* **INSTRUCTIONS TO FOLLOW**: Copy from the first line below down to and including the line with "6.38, 4.22, 3.75]". Skip the pictures.

— BEGIN DATA PROVIDED —

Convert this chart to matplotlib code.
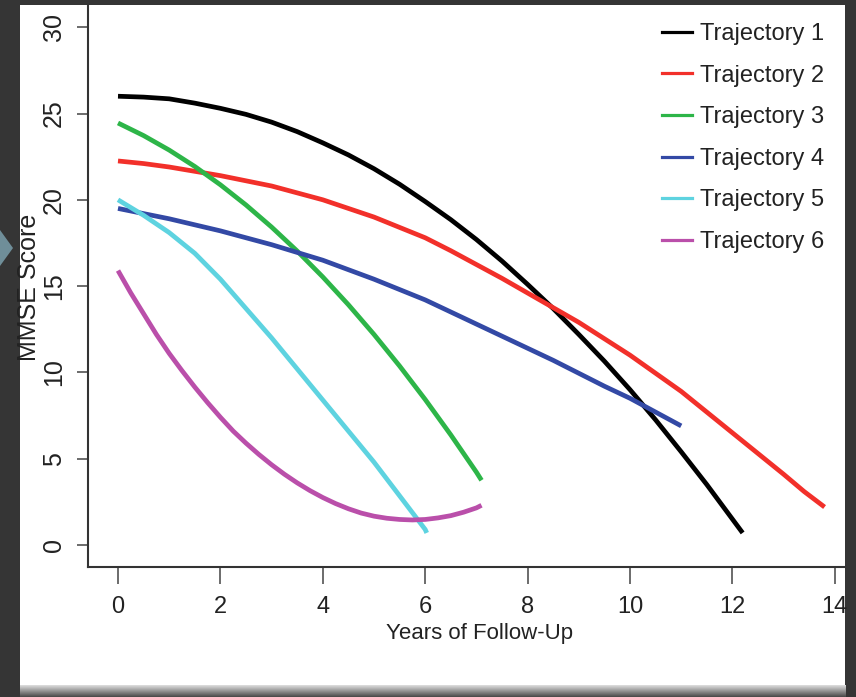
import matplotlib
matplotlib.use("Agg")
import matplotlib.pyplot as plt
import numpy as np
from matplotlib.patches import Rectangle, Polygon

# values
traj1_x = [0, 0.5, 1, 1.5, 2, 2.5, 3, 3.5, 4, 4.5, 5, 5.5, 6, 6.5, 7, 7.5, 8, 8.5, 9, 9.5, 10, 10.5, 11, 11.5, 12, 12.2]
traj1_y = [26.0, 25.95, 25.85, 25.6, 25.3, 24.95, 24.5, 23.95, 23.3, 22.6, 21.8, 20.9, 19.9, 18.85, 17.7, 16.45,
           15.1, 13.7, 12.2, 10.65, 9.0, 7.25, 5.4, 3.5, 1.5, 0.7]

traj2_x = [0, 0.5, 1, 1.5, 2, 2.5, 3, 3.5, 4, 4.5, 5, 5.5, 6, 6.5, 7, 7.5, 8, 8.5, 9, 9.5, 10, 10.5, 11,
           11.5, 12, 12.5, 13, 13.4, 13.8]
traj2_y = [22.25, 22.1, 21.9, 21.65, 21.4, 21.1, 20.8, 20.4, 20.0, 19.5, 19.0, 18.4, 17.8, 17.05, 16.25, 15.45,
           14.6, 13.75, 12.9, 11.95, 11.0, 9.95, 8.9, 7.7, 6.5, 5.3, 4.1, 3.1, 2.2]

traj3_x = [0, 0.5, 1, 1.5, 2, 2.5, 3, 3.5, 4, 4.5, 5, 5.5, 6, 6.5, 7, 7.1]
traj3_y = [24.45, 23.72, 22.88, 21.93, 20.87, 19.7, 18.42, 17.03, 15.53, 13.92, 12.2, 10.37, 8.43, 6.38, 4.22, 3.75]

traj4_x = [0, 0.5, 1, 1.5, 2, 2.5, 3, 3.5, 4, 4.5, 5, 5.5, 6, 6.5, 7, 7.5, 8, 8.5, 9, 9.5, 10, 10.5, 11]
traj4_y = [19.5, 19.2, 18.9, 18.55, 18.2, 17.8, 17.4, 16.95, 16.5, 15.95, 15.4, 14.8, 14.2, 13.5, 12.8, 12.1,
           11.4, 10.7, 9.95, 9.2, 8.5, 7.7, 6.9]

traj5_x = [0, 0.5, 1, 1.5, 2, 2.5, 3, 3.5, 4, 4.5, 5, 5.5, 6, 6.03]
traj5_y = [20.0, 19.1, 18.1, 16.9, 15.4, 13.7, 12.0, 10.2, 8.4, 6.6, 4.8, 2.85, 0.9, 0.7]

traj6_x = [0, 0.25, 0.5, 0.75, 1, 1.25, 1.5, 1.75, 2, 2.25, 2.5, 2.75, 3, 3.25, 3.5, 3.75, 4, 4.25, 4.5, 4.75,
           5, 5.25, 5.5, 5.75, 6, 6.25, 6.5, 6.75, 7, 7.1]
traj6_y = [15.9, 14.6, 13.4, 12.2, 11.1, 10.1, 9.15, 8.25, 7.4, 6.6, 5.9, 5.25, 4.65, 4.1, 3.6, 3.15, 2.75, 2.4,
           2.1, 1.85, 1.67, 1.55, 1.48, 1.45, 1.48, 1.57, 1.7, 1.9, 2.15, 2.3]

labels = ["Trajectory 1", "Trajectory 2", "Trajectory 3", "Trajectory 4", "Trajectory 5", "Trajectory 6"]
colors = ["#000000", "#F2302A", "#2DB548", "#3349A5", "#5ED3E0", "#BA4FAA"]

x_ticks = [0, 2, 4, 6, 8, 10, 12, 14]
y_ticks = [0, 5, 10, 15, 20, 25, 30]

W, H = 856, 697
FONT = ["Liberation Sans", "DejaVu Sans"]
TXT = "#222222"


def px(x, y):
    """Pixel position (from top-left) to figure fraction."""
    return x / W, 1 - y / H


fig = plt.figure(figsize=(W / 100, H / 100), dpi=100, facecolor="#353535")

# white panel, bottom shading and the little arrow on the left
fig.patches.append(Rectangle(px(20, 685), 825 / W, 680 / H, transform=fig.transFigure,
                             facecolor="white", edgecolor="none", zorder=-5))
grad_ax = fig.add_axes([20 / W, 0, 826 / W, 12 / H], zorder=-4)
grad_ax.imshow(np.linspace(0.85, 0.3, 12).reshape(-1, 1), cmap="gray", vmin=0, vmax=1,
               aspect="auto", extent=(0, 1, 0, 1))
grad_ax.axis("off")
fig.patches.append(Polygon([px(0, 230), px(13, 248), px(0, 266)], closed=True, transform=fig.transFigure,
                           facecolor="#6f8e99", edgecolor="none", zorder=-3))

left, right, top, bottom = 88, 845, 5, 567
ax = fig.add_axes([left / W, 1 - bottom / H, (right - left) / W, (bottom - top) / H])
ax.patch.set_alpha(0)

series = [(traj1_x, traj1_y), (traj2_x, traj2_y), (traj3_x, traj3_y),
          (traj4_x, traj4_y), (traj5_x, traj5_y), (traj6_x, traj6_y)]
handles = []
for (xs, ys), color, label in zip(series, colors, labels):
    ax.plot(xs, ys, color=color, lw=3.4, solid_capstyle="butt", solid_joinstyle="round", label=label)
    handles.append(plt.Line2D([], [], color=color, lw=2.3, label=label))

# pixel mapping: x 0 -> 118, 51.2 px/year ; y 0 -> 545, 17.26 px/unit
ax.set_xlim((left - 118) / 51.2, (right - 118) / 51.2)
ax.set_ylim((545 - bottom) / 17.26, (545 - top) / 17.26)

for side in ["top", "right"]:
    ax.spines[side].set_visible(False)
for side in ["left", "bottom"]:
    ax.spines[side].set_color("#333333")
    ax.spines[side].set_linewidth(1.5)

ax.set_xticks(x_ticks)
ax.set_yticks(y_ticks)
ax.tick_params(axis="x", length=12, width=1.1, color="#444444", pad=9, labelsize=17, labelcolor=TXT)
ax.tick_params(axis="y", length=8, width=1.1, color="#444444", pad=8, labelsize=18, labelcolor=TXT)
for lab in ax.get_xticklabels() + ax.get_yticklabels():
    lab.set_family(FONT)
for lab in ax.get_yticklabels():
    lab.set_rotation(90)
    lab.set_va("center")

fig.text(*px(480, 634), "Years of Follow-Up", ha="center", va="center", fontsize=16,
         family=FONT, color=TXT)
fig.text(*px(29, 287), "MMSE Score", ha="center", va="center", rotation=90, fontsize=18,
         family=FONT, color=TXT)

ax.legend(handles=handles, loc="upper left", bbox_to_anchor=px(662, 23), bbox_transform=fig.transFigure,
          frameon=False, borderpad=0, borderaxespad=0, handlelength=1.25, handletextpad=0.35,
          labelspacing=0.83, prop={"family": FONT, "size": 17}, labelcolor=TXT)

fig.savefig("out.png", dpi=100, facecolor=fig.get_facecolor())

— END DATA PROVIDED —

* **TASK SOLUTION**:
Convert this chart to matplotlib code.
import matplotlib
matplotlib.use("Agg")
import matplotlib.pyplot as plt
import numpy as np
from matplotlib.patches import Rectangle, Polygon

# values
traj1_x = [0, 0.5, 1, 1.5, 2, 2.5, 3, 3.5, 4, 4.5, 5, 5.5, 6, 6.5, 7, 7.5, 8, 8.5, 9, 9.5, 10, 10.5, 11, 11.5, 12, 12.2]
traj1_y = [26.0, 25.95, 25.85, 25.6, 25.3, 24.95, 24.5, 23.95, 23.3, 22.6, 21.8, 20.9, 19.9, 18.85, 17.7, 16.45,
           15.1, 13.7, 12.2, 10.65, 9.0, 7.25, 5.4, 3.5, 1.5, 0.7]

traj2_x = [0, 0.5, 1, 1.5, 2, 2.5, 3, 3.5, 4, 4.5, 5, 5.5, 6, 6.5, 7, 7.5, 8, 8.5, 9, 9.5, 10, 10.5, 11,
           11.5, 12, 12.5, 13, 13.4, 13.8]
traj2_y = [22.25, 22.1, 21.9, 21.65, 21.4, 21.1, 20.8, 20.4, 20.0, 19.5, 19.0, 18.4, 17.8, 17.05, 16.25, 15.45,
           14.6, 13.75, 12.9, 11.95, 11.0, 9.95, 8.9, 7.7, 6.5, 5.3, 4.1, 3.1, 2.2]

traj3_x = [0, 0.5, 1, 1.5, 2, 2.5, 3, 3.5, 4, 4.5, 5, 5.5, 6, 6.5, 7, 7.1]
traj3_y = [24.45, 23.72, 22.88, 21.93, 20.87, 19.7, 18.42, 17.03, 15.53, 13.92, 12.2, 10.37, 8.43, 6.38, 4.22, 3.75]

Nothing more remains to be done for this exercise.